Publication: Monitor Volume: 6 Issue: 62

Troops of the OMON (special-purpose internal units) brutally dispersed the Belarusan opposition’s Freedom Day mass rally in downtown Minsk on March 25. An unprecedented concentration of up to 2,000 police, backed by armored personnel carriers, confronted some 7,000 demonstrators, hundreds of whom were beaten and arrested. In the melee, the police also grabbed several observers of the Organization for Security and Cooperation in Europe, Polish parliamentary delegates and a score of international media correspondents–including Russian television crews, whose cameras the police smashed.

A 10,000-strong crowd gathered later in the day at an outlying Minsk location to hold the scheduled rally in defense of Belarusan independent statehood. The rally’s resolution called on the international community “to unambiguously announce its nonrecognition of any interstate union concluded on behalf of Belarus by [president Alyaksandr] Lukashenka”–a reference to the Russia-Belarus Union. Lukashenka’s legal term of office expired in July 1999. The country also lacks an elected parliament, the existing legislature having been formed by presidential appointment.

Lukashenka, who flew on an official visit to the United Arab Emirates hours before the police action, had instructed the Internal Affairs Ministry and KGB (still so named) to show firmness and prevent the demonstration from being held in downtown Minsk. Internal Affairs Minister Yurii Sivakau went on television afterward to announce that the president’s instructions had been carried out. Lukashenka telephoned from the UAE to express approval of the crackdown.

In Moscow, President Vladimir Putin and the Foreign Affairs Ministry issued announcements vaguely implying that their intercession had secured the release of Russian television crews by the Minsk authorities. The Belarusan presidential administration claimed that it had released the Russian reporters and other foreign citizens in the absence of any intercession from Moscow. Coinciding as they did with Russia’s presidential balloting, the Minsk events highlighted Putin’s share of responsibility for propping up Lukashenka (Belapan, AP, Reuters, Itar-Tass, Russia’s Public TV, March 25-26).
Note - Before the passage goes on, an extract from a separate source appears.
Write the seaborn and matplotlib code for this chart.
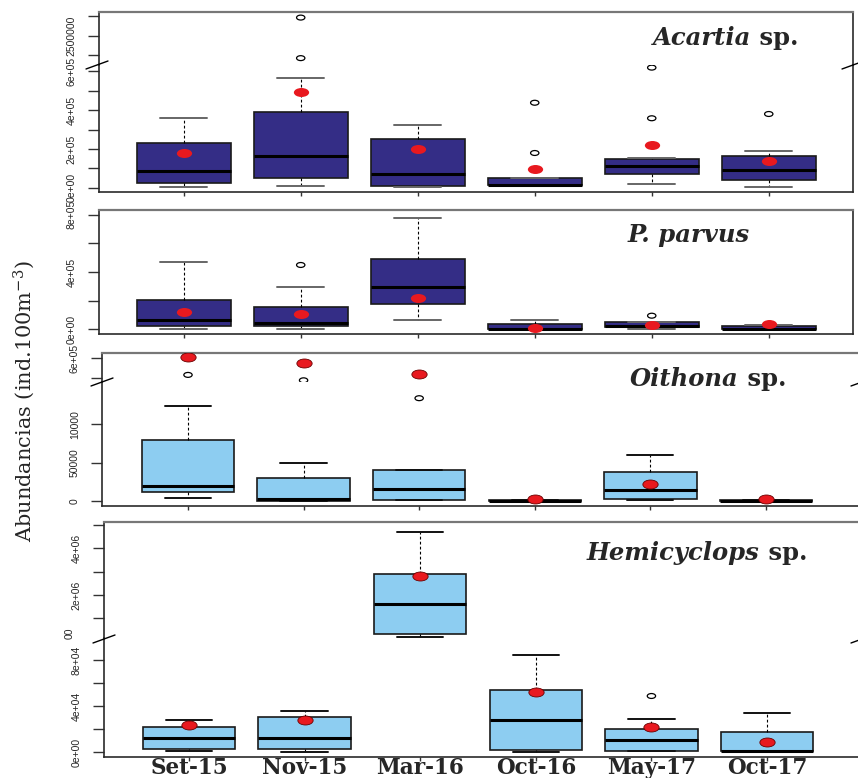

The preceding week, a 25,000-strong demonstration of the opposition in central Minsk proceeded freely after Western missions had warned the Belarusan government against using force. The success of that demonstration visibly alarmed Lukashenka (see the Monitor, March 21). It apparently prompted him and his police generals to show at the next opportunity that they are able to control the city center and willing to use disproportionate force to that end. The authorities are now bracing for the opposition’s April 26 Chornobyl Road mass demonstration.

Freedom Day marks the anniversary of the Belarusan National Republic (BNR), which emerged–along with Ukraine and the three Baltic states–following the defeat of the Russian Empire by Germany in World War I and the political ascent of the local, nationally minded intelligentsia. An elected Supreme Council (Rada) and a government named by it prevailed against the Bolsheviks, took power in Minsk in February 1918, and proclaimed the BNR on March 25 that year. The BNR established diplomatic contacts with a number of European countries before falling to Soviet Russia’s forces in December 1918 and ultimately in 1920 (see Richard Pipes, The Formation of the Soviet Union: Communism and Nationalism, 1997).

Soviet rule imposed a veil of secrecy on those events and forbade any public mention of the BNR except to denigrate it. Following the demise of the Soviet Union, the March 25 anniversaries were observed freely as Belarusan Freedom Day. Lukashenka, however, has reimposed the official taboo on the BNR. The national-democratic opposition considers the BNR a precursor of its own efforts to secure Belarusan independence (see the Monitor, March 30, 1999).